The California Consumer Privacy Act also prohibits a company from discriminating against consumers who exercise their privacy rights under the law. The law makes clear that it does not “prohibit[] a business from charging a consumer a different price or rate, or from providing a different level or quality of goods or services to the consumer, if that difference is reasonably related to the value provided to the consumer by the consumer’s data,” and that a business may offer consumers financial incentives for the collection of personal information, so long as the financial incentive practices are not “unjust, unreasonable, coercive, or usurious.” The law also dictates that any contract that waives any of these statutory rights are void and unenforceable. 

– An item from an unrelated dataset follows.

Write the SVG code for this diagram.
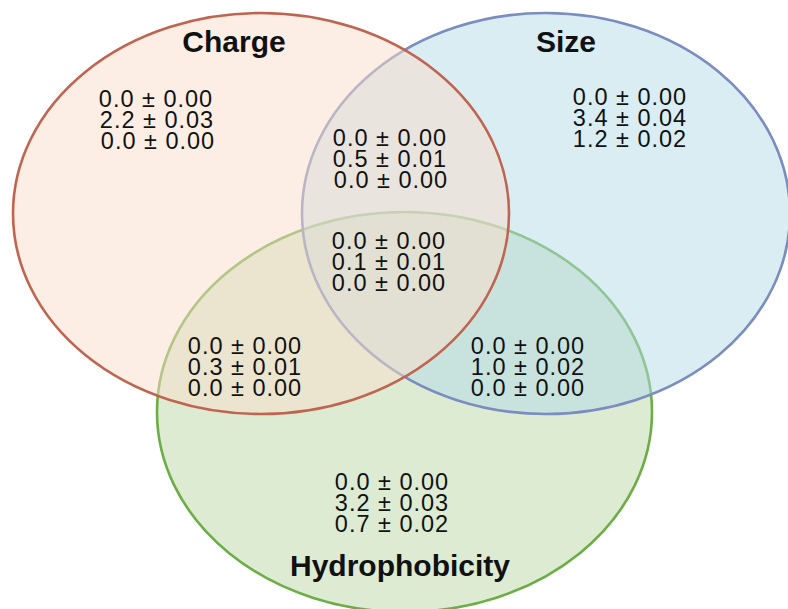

The statute is enforceable by consumers via a private right of action, which allows consumers to initiate lawsuits against businesses for actual or statutory damages. The law establishes several processes that a consumer must go through in order to bring suit, including notice to the business and an opportunity to cure, and notice to the Attorney General, who has the ability to prosecute the violation, allow the consumer to bring suit, or prevent the consumer from bringing suit. Specifically, the new law creates a private right of action in the case of a security breach. Consumers whose nonencrypted or nonredacted personal information is the subject of a breach—defined as “an unauthorized access and exfiltration, theft, or disclosure as a result of the business’ violation of the duty to implement and maintain reasonable security procedures and practices appropriate to the nature of the information to protect the person information”—may sue for various relief, including injunctive or declaratory relief, or up to $750 in statutory damages (or actual damages) per consumer per incident. If this private right of action becomes effective in 2020, it will very likely be the source of high-dollar class action litigation.

In addition to the “cleanup” legislation that is expected between now and the effective date in 2020, the law also gives the Attorney General the authority to solicit broad public participation to engage in rulemaking. Accordingly, there will be more opportunities for affected parties to weigh in.